DIRECTIONS: Starting from the top of the material, restate each line exactly until the line that contains "minimum width=10pt, minimum", which is also copied. Pictures are excluded.
BEGIN RAW DATA
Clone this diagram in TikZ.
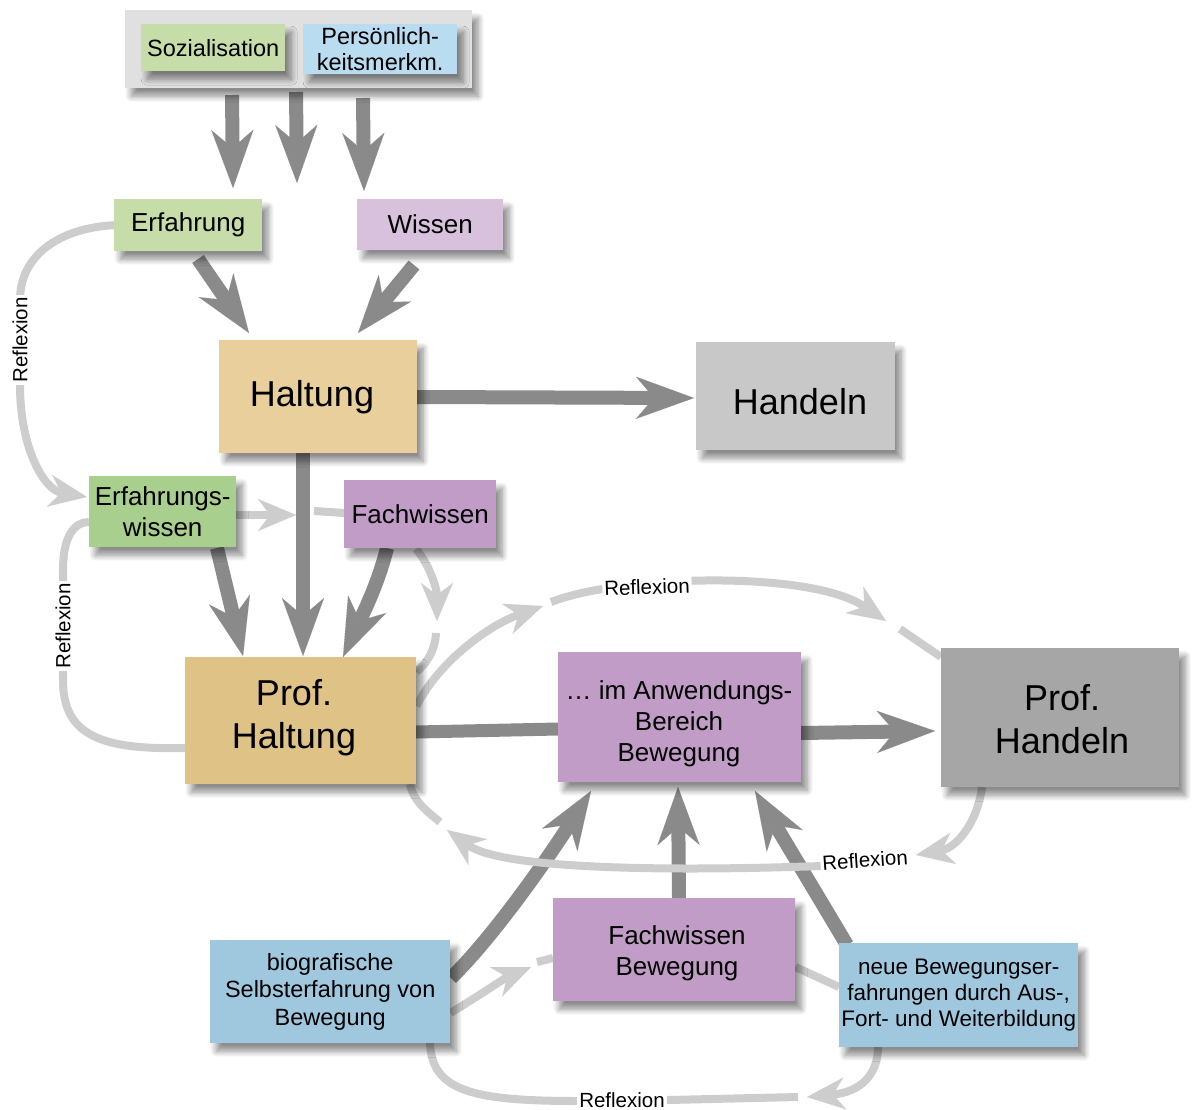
\documentclass[tikz,border=0pt]{standalone}
\usepackage{fontspec}
\setmainfont{Liberation Sans}
\usetikzlibrary{arrows.meta,shadows.blur}
\newcommand\fsz[2]{\fontsize{#1pt}{#2pt}\selectfont}
\pgfdeclarelayer{back}
\pgfdeclarelayer{bg}
\pgfsetlayers{back,bg,main}
\definecolor{grpc}{HTML}{E0E0E0}
\definecolor{gra}{HTML}{C6DCA9}
\definecolor{grb}{HTML}{A9CF8E}
\definecolor{bla}{HTML}{B9DCF0}
\definecolor{blb}{HTML}{9FC8DF}
\definecolor{pka}{HTML}{D8C1DC}
\definecolor{pub}{HTML}{C19CC7}
\definecolor{tana}{HTML}{E8CF9C}
\definecolor{tanb}{HTML}{DFC285}
\definecolor{gya}{HTML}{C8C8C8}
\definecolor{gyb}{HTML}{A6A6A6}
\definecolor{darkarrow}{HTML}{8A8A8A}
\definecolor{lightarrow}{HTML}{CDCDCD}
\tikzset{
 box/.style={rectangle, inner sep=0pt, align=center, anchor=north west, text=black,
   blur shadow={shadow xshift=6pt, shadow yshift=-8pt, shadow blur radius=6pt, shadow blur steps=10, shadow opacity=45}},
 txt/.style={inner sep=0pt, align=center, text=black},
 darr/.style={draw=darkarrow, line width=14pt, -{Stealth[length=58pt,width=42pt,inset=18pt,line width=0.01pt]}},
 dline/.style={draw=darkarrow, line width=13pt},
 larr/.style={draw=lightarrow, line width=8pt, -{Stealth[length=38pt,width=32pt,inset=12pt,line width=0.01pt]}},
 lline/.style={draw=lightarrow, line width=8pt},
 refl/.style={fill=white, inner sep=2pt, font=\fsz{20.5}{24}, text=black},
}
\begin{document}
\begin{tikzpicture}[x=1pt,y=-1pt]
\useasboundingbox (0,0) rectangle (1193,1110);
\begin{pgfonlayer}{back}
\fill[white] (0,0) rectangle (1193,1110);
\fill[white, fill opacity=0.5] (0,0) rectangle (2,2);
\end{pgfonlayer}
% off-page warm-up of the shadow machinery
\node[box, fill=white, minimum width=10pt, minimum height=10pt] (warmup) at (-400,-400) {};

% boxes
\node[box, fill=grpc, minimum width=347pt, minimum height=78pt] (grp) at (125,10) {};
\node[box, fill=gra, minimum width=144pt, minimum height=47pt, font=\fsz{23.5}{26}] (soz) at (141,24) {Sozialisation};
\node[box, fill=bla, minimum width=154pt, minimum height=50pt, font=\fsz{23.5}{26}] (pers) at (303,24) {Persönlich-\\keitsmerkm.};
\node[box, fill=gra, minimum width=148pt, minimum height=52pt, font=\fsz{26}{31}] (erf) at (114,199) {Erfahrung};
\node[box, fill=pka, minimum width=146pt, minimum height=51pt, font=\fsz{26}{31}] (wis) at (357,199) {Wissen};
\node[box, fill=tana, minimum width=198pt, minimum height=113pt] (halt) at (219,340) {};
\node[txt, font=\fsz{36}{43}] (haltt) at (312,397) {Haltung};
\node[box, fill=gya, minimum width=199pt, minimum height=108pt] (hand) at (696,342) {};
\node[txt, font=\fsz{36}{43}] (handt) at (800,402) {Handeln};
\node[box, fill=grb, minimum width=147pt, minimum height=71pt, font=\fsz{26}{31}] (ew) at (89,476) {Erfahrungs-\\wissen};
\node[box, fill=pub, minimum width=152pt, minimum height=68pt, font=\fsz{26}{31}] (fw) at (344,480) {Fachwissen};
\node[box, fill=tanb, minimum width=231pt, minimum height=127pt] (ph) at (185,657) {};
\node[txt, font=\fsz{36}{43}] (pht) at (294,718) {Prof.\\Haltung};
\node[box, fill=pub, minimum width=243pt, minimum height=130pt] (anw) at (558,652) {};
\node[txt, font=\fsz{26}{31}] (anwt) at (679,724) {… im Anwendungs-\\Bereich\\Bewegung};
\node[box, fill=gyb, minimum width=238pt, minimum height=139pt] (phd) at (941,648) {};
\node[txt, font=\fsz{36}{43}] (phdt) at (1062,719) {Prof.\\Handeln};
\node[box, fill=pub, minimum width=242pt, minimum height=103pt] (fwb) at (553,898) {};
\node[txt, font=\fsz{26}{31}] (fwbt) at (677,953) {Fachwissen\\Bewegung};
\node[box, fill=blb, minimum width=240pt, minimum height=103pt, font=\fsz{23.5}{27.5}] (bio) at (210,940) {biografische\\Selbsterfahrung von\\Bewegung};
\node[box, fill=blb, minimum width=239pt, minimum height=104pt, font=\fsz{22.5}{26}] (neu) at (839,943) {neue Bewegungser-\\fahrungen durch Aus-,\\Fort- und Weiterbildung};

% connector end points
\coordinate (s1) at (232,95);  \coordinate (e1) at (233,188);
\coordinate (s2) at (296,92);  \coordinate (e2) at (297,183);
\coordinate (s3) at (363,98);  \coordinate (e3) at (364,191);
\coordinate (erfs) at (198,259); \coordinate (halti1) at (249,333);
\coordinate (wiss) at (414,265); \coordinate (halti2) at (358,333);
\coordinate (halto) at (417,397); \coordinate (handi) at (694,398);
\coordinate (halts) at (303,453); \coordinate (phi1) at (303,656);
\coordinate (ews) at (217,548); \coordinate (phi2) at (243,656);
\coordinate (fws) at (387,548); \coordinate (phi3) at (343,657);
\coordinate (pho) at (416,732); \coordinate (anwi) at (558,729);
\coordinate (anwo) at (801,733); \coordinate (phdi) at (935,731);
\coordinate (bios) at (451,978); \coordinate (anwa) at (591,791);
\coordinate (fwbs) at (679,898); \coordinate (anwb) at (678,787);
\coordinate (neus) at (847,945); \coordinate (anwc) at (755,791);

\begin{pgfonlayer}{bg}
% dark arrows
\draw[darr] (s1) -- (e1);
\draw[darr] (s2) -- (e2);
\draw[darr] (s3) -- (e3);
\draw[darr] (erfs) -- (halti1);
\draw[darr] (wiss) -- (halti2);
\draw[darr] (halto) -- (handi);
\draw[darr] (halts) -- (phi1);
\draw[darr] (ews) -- (phi2);
\draw[darr] (fws) .. controls (378,585) and (360,620) .. (phi3);
\draw[dline] (pho) -- (anwi);
\draw[darr] (anwo) -- (phdi);
\draw[darr] (bios) .. controls (495,935) and (550,855) .. (anwa);
\draw[darr] (fwbs) -- (anwb);
\draw[darr] (neus) -- (anwc);

% light reflexion connectors
% Erfahrung -> Erfahrungswissen
\draw[larr] (erf.west) .. controls (60,228) and (20,255) .. (20,300) -- (20,385) .. controls (20,450) and (45,490) .. (87,497);
% Prof. Haltung -> Erfahrungswissen
\draw[lline] (185,748) .. controls (100,750) and (63,735) .. (63,680) -- (63,570) .. controls (63,535) and (75,522) .. (ew.west |- 0,522);
% Erfahrungswissen -> Fachwissen
\draw[larr] (ew.east |- 0,515) -- (296,515);
\draw[lline] (314,511) -- (fw.west |- 0,513);
% Fachwissen -> Prof. Haltung
\draw[larr] (416,549) .. controls (430,565) and (437,590) .. (437,621);
\draw[lline] (436,633) .. controls (435,650) and (428,662) .. (ph.east |- 0,672);
% Prof. Haltung -> Prof. Handeln (upper)
\draw[larr] (ph.east |- 0,706) .. controls (440,660) and (490,625) .. (543,606);
\draw[larr] (551,602) .. controls (620,575) and (810,570) .. (886,621);
\draw[lline] (900,629) -- (phd.north west |- 0,657);
% Prof. Handeln -> Prof. Haltung (lower)
\draw[larr] (982,787) .. controls (977,825) and (955,848) .. (916,855);
\draw[larr] (822,866) .. controls (650,872) and (500,868) .. (447,830);
\draw[lline] (440,822) .. controls (425,810) and (413,800) .. (410,784);
% biografische -> Fachwissen Bewegung
\draw[larr] (bio.east |- 0,1013) .. controls (480,995) and (505,978) .. (531,967);
\draw[lline] (537,962) -- (fwb.west |- 0,958);
% Fachwissen Bewegung -> neue
\draw[lline] (fwb.east |- 0,967) -- (neu.west |- 0,987);
% neue -> biografische (bottom)
\draw[larr] (878,1047) .. controls (878,1075) and (860,1092) .. (807,1097);
\draw[lline] (798,1097) -- (668,1100) -- (577,1101) .. controls (470,1101) and (432,1090) .. (430,1043);
\end{pgfonlayer}

% labels
\node[refl, rotate=90] (r1) at (20,340) {Reflexion};
\node[refl, rotate=90] (r2) at (63,626) {Reflexion};
\node[refl, rotate=2] (r3) at (647,587) {Reflexion};
\node[refl, rotate=4] (r4) at (865,860) {Reflexion};
\node[refl] (r5) at (622,1100) {Reflexion};
\end{tikzpicture}
\end{document}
END RAW DATA
EXERCISE OUTPUT:
Clone this diagram in TikZ.
\documentclass[tikz,border=0pt]{standalone}
\usepackage{fontspec}
\setmainfont{Liberation Sans}
\usetikzlibrary{arrows.meta,shadows.blur}
\newcommand\fsz[2]{\fontsize{#1pt}{#2pt}\selectfont}
\pgfdeclarelayer{back}
\pgfdeclarelayer{bg}
\pgfsetlayers{back,bg,main}
\definecolor{grpc}{HTML}{E0E0E0}
\definecolor{gra}{HTML}{C6DCA9}
\definecolor{grb}{HTML}{A9CF8E}
\definecolor{bla}{HTML}{B9DCF0}
\definecolor{blb}{HTML}{9FC8DF}
\definecolor{pka}{HTML}{D8C1DC}
\definecolor{pub}{HTML}{C19CC7}
\definecolor{tana}{HTML}{E8CF9C}
\definecolor{tanb}{HTML}{DFC285}
\definecolor{gya}{HTML}{C8C8C8}
\definecolor{gyb}{HTML}{A6A6A6}
\definecolor{darkarrow}{HTML}{8A8A8A}
\definecolor{lightarrow}{HTML}{CDCDCD}
\tikzset{
 box/.style={rectangle, inner sep=0pt, align=center, anchor=north west, text=black,
   blur shadow={shadow xshift=6pt, shadow yshift=-8pt, shadow blur radius=6pt, shadow blur steps=10, shadow opacity=45}},
 txt/.style={inner sep=0pt, align=center, text=black},
 darr/.style={draw=darkarrow, line width=14pt, -{Stealth[length=58pt,width=42pt,inset=18pt,line width=0.01pt]}},
 dline/.style={draw=darkarrow, line width=13pt},
 larr/.style={draw=lightarrow, line width=8pt, -{Stealth[length=38pt,width=32pt,inset=12pt,line width=0.01pt]}},
 lline/.style={draw=lightarrow, line width=8pt},
 refl/.style={fill=white, inner sep=2pt, font=\fsz{20.5}{24}, text=black},
}
\begin{document}
\begin{tikzpicture}[x=1pt,y=-1pt]
\useasboundingbox (0,0) rectangle (1193,1110);
\begin{pgfonlayer}{back}
\fill[white] (0,0) rectangle (1193,1110);
\fill[white, fill opacity=0.5] (0,0) rectangle (2,2);
\end{pgfonlayer}
% off-page warm-up of the shadow machinery
\node[box, fill=white, minimum width=10pt, minimum height=10pt] (warmup) at (-400,-400) {};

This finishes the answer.